___ SUPPLIED INFORMATION
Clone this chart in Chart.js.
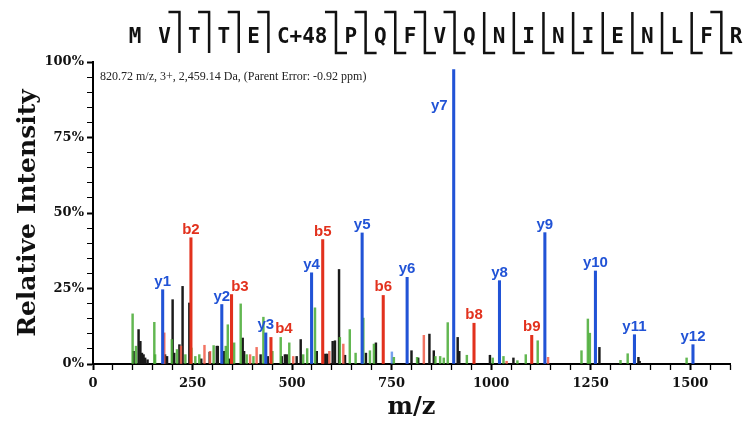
<!DOCTYPE html>
<html>
<head>
<meta charset="utf-8">
<script src="https://cdn.jsdelivr.net/npm/chart.js@4.4.1/dist/chart.umd.min.js"></script>
<style>
  html, body { margin: 0; padding: 0; background: #fff; }
  #wrap { width: 748px; height: 425px; }
</style>
</head>
<body>
<div id="wrap"><canvas id="spec" width="748" height="425"></canvas></div>
<script>
// peptide and fragment coverage
const residues = ['M','V','T','T','E','C+48','P','Q','F','V','Q','N','I','N','I','E','N','L','F','R'];
const bCuts = [2, 3, 4, 5, 6, 7, 8, 9, 10, 19];   // b ion seen after residue n
const yCuts = [6, 7, 8, 9, 10, 11, 12, 13, 14, 15, 16, 17, 18, 19];
const infoText = '820.72 m/z, 3+, 2,459.14 Da, (Parent Error: -0.92 ppm)';

// labelled y ions
const yIonMz = [175, 323.5, 434, 549, 676, 789, 906, 1021, 1135, 1262, 1360, 1507];
const yIonInt = [24.6, 19.7, 10.3, 30.2, 43.4, 28.7, 97.5, 27.6, 43.5, 30.8, 9.7, 6.4];
const yIonLabels = ['y1','y2','y3','y4','y5','y6','y7','y8','y9','y10','y11','y12'];

// labelled b ions
const bIonMz = [246, 348, 447, 577, 729, 957, 1102];
const bIonInt = [41.8, 23.0, 8.8, 41.2, 22.7, 13.5, 9.5];
const bIonLabels = ['b2','b3','b4','b5','b6','b8','b9'];

// unlabelled peaks
const blackMz = [102, 114.5, 119, 123, 127, 131, 137, 181, 186, 200, 204, 217, 225, 242, 272, 293, 311, 313.5,
  329, 343, 376, 379.5, 421, 439, 474, 482, 486.6, 511.6, 521.7, 562, 583.5, 588.5, 602, 607.8, 618, 633,
  685.5, 710.6, 800, 816.8, 845, 856, 916, 920, 997, 1056, 1272, 1370, 1373];
const blackInt = [4.2, 11.4, 7.5, 3.6, 3.1, 2.0, 1.4, 3.1, 2.5, 21.3, 3.6, 6.4, 25.7, 20.2, 1.7, 3.9, 5.9, 5.9,
  4.2, 1.7, 8.6, 4.2, 3.1, 2.5, 2.5, 3.1, 3.1, 2.5, 8.1, 4.2, 3.3, 3.3, 7.5, 7.7, 31.3, 2.9,
  3.6, 7.0, 4.4, 2.0, 9.9, 4.4, 8.8, 4.2, 2.9, 2.0, 5.5, 2.2, 0.9];

const greenMz = [99.5, 108, 154, 156, 198, 211, 232, 247, 257, 267, 303, 333.5, 338.6, 354.5, 371, 386, 403,
  428, 450.6, 471.5, 493, 528, 538, 557.6, 620, 645, 659.6, 679, 695.6, 705.6, 755.7, 814, 860, 872, 881, 891,
  939, 1004, 1031, 1066, 1087, 1117, 1227, 1243, 1248, 1325, 1343, 1491];
const greenInt = [16.6, 5.9, 13.8, 3.1, 8.1, 4.8, 3.1, 5.3, 2.5, 3.1, 6.1, 5.9, 13.0, 7.0, 19.9, 3.1, 2.5,
  15.5, 4.2, 8.8, 7.0, 3.1, 5.1, 18.6, 8.8, 11.4, 3.6, 15.2, 4.4, 6.6, 2.2, 2.2, 2.5, 2.5, 2.0, 13.7,
  2.9, 2.0, 2.5, 1.1, 3.1, 7.7, 4.4, 14.9, 10.2, 1.2, 3.4, 2.0];

const redMz = [179, 221, 280, 294, 394.6, 411, 503, 593.6, 628.7, 831, 1039, 1143];
const redInt = [10.3, 5.9, 6.2, 4.2, 3.1, 5.5, 2.5, 4.2, 6.6, 9.5, 0.9, 2.2];

const blueMz = [750.7];
const blueInt = [4.0];

const BLUE = '#2153d6';
const RED = '#e2311d';

const pts = (xs, ys) => xs.map((x, i) => ({ x, y: ys[i] }));

function peaks(label, xs, ys, color, order, width) {
  return {
    label,
    data: pts(xs, ys),
    backgroundColor: color,
    borderWidth: 0,
    barThickness: width || 1.8,
    grouped: false,
    order
  };
}

// fragment labels above the peaks, nudged right when they collide
const ionLabels = {
  id: 'ionLabels',
  afterDatasetsDraw(chart) {
    const { ctx, chartArea, scales: { x, y } } = chart;
    ctx.save();
    ctx.font = 'bold 15px "Liberation Sans", Arial, sans-serif';
    const items = [];
    yIonMz.forEach((m, i) => items.push({ m, v: yIonInt[i], t: yIonLabels[i], c: BLUE }));
    bIonMz.forEach((m, i) => items.push({ m, v: bIonInt[i], t: bIonLabels[i], c: RED }));
    items.sort((a, b) => a.m - b.m);
    const placed = [];
    items.forEach(it => {
      const px = x.getPixelForValue(it.m);
      const top = y.getPixelForValue(it.v);
      const w = ctx.measureText(it.t).width;
      ctx.fillStyle = it.c;
      if (top - 20 < chartArea.top) {
        ctx.textAlign = 'right';
        ctx.textBaseline = 'alphabetic';
        ctx.fillText(it.t, px - 6, top + 40);
        return;
      }
      let cx = px;
      const base = top - 4;
      for (const p of placed) {
        const overlapY = base > p.base - 14 && base - 14 < p.base;
        if (overlapY && cx - w / 2 < p.right && cx + w / 2 > p.left) {
          cx = p.right + w / 2 + 1;
        }
      }
      placed.push({ left: cx - w / 2, right: cx + w / 2, base });
      ctx.textAlign = 'center';
      ctx.textBaseline = 'alphabetic';
      ctx.fillText(it.t, cx, base);
    });
    ctx.restore();
  }
};

// peptide sequence with fragment brackets + precursor text
const header = {
  id: 'header',
  afterDraw(chart) {
    const { ctx, chartArea } = chart;
    ctx.save();
    ctx.font = 'bold 21px "DejaVu Sans Mono", monospace';
    ctx.fillStyle = '#111';
    ctx.textBaseline = 'middle';
    ctx.textAlign = 'left';
    const gap = 17;
    const top = 12, bottom = 53, bar = 11;
    let left = 135 - ctx.measureText(residues[0]).width / 2;
    residues.forEach((r, i) => {
      const w = ctx.measureText(r).width;
      ctx.fillText(r, left, 38);
      const cut = left + w + gap / 2;
      const hasB = bCuts.includes(i + 1);
      const hasY = yCuts.includes(i + 1);
      if (hasB || hasY) {
        ctx.strokeStyle = '#111';
        ctx.lineWidth = 2.5;
        ctx.beginPath();
        ctx.moveTo(cut, top);
        ctx.lineTo(cut, bottom);
        if (hasB) { ctx.moveTo(cut - bar, top); ctx.lineTo(cut + 1.2, top); }
        if (hasY) { ctx.moveTo(cut - 1.2, bottom); ctx.lineTo(cut + bar, bottom); }
        ctx.stroke();
      }
      left += w + gap;
    });

    ctx.font = '12px "Liberation Serif", serif';
    ctx.fillStyle = '#222';
    ctx.textBaseline = 'middle';
    ctx.fillText(infoText, chartArea.left + 7, chartArea.top + 15);
    ctx.restore();
  }
};

const tickFont = { family: '"DejaVu Serif", serif', weight: 'bold', size: 13 };

new Chart(document.getElementById('spec'), {
  type: 'bar',
  data: {
    datasets: [
      peaks('y ions', yIonMz, yIonInt, BLUE, 0, 2.4),
      peaks('b ions', bIonMz, bIonInt, RED, 0, 2.4),
      peaks('other', blackMz, blackInt, '#1a1a1a', 2),
      peaks('other', greenMz, greenInt, 'rgba(70,170,50,0.85)', 1),
      peaks('other', redMz, redInt, 'rgba(240,90,70,0.85)', 1),
      peaks('other', blueMz, blueInt, 'rgba(60,120,230,0.7)', 1)
    ]
  },
  options: {
    responsive: false,
    animation: false,
    layout: { padding: { top: 62, right: 18, left: 13, bottom: 0 } },
    plugins: {
      legend: { display: false },
      tooltip: { enabled: false }
    },
    scales: {
      x: {
        type: 'linear',
        min: 0,
        max: 1600,
        offset: false,
        afterFit: s => { s.height = 61; },
        border: { color: '#000', width: 2 },
        grid: {
          offset: false,
          drawOnChartArea: false,
          tickLength: 6,
          tickColor: '#000',
          tickWidth: c => (c.tick && c.tick.value % 250 === 0 ? 2 : 1.3)
        },
        ticks: {
          stepSize: 50,
          autoSkip: false,
          maxRotation: 0,
          padding: 6,
          color: '#111',
          font: tickFont,
          callback: v => (v % 250 === 0 && v <= 1500 ? v : '')
        },
        title: {
          display: true,
          text: 'm/z',
          color: '#111',
          font: { family: '"DejaVu Serif", serif', weight: 'bold', size: 24 },
          padding: { top: 0, bottom: 3 }
        }
      },
      y: {
        min: 0,
        max: 100,
        afterFit: s => { s.width = 80; },
        border: { color: '#000', width: 2 },
        grid: {
          drawOnChartArea: false,
          tickLength: 6,
          tickColor: '#000',
          tickWidth: c => (c.tick && c.tick.value % 25 === 0 ? 2 : 1)
        },
        ticks: {
          stepSize: 5,
          autoSkip: false,
          padding: 3,
          color: '#111',
          font: tickFont,
          callback: v => (v % 25 === 0 ? v + '%' : '')
        },
        title: {
          display: true,
          text: 'Relative Intensity',
          color: '#111',
          font: { family: '"DejaVu Serif", serif', weight: 'bold', size: 25 },
          padding: { top: 0, bottom: 0 }
        }
      }
    }
  },
  plugins: [ionLabels, header]
});
</script>
</body>
</html>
______
From the first line above through the line containing "const infoText = '820.72", copy everything exactly, without the pictures.

Clone this chart in Chart.js.
<!DOCTYPE html>
<html>
<head>
<meta charset="utf-8">
<script src="https://cdn.jsdelivr.net/npm/chart.js@4.4.1/dist/chart.umd.min.js"></script>
<style>
  html, body { margin: 0; padding: 0; background: #fff; }
  #wrap { width: 748px; height: 425px; }
</style>
</head>
<body>
<div id="wrap"><canvas id="spec" width="748" height="425"></canvas></div>
<script>
// peptide and fragment coverage
const residues = ['M','V','T','T','E','C+48','P','Q','F','V','Q','N','I','N','I','E','N','L','F','R'];
const bCuts = [2, 3, 4, 5, 6, 7, 8, 9, 10, 19];   // b ion seen after residue n
const yCuts = [6, 7, 8, 9, 10, 11, 12, 13, 14, 15, 16, 17, 18, 19];
const infoText = '820.72 m/z, 3+, 2,459.14 Da, (Parent Error: -0.92 ppm)';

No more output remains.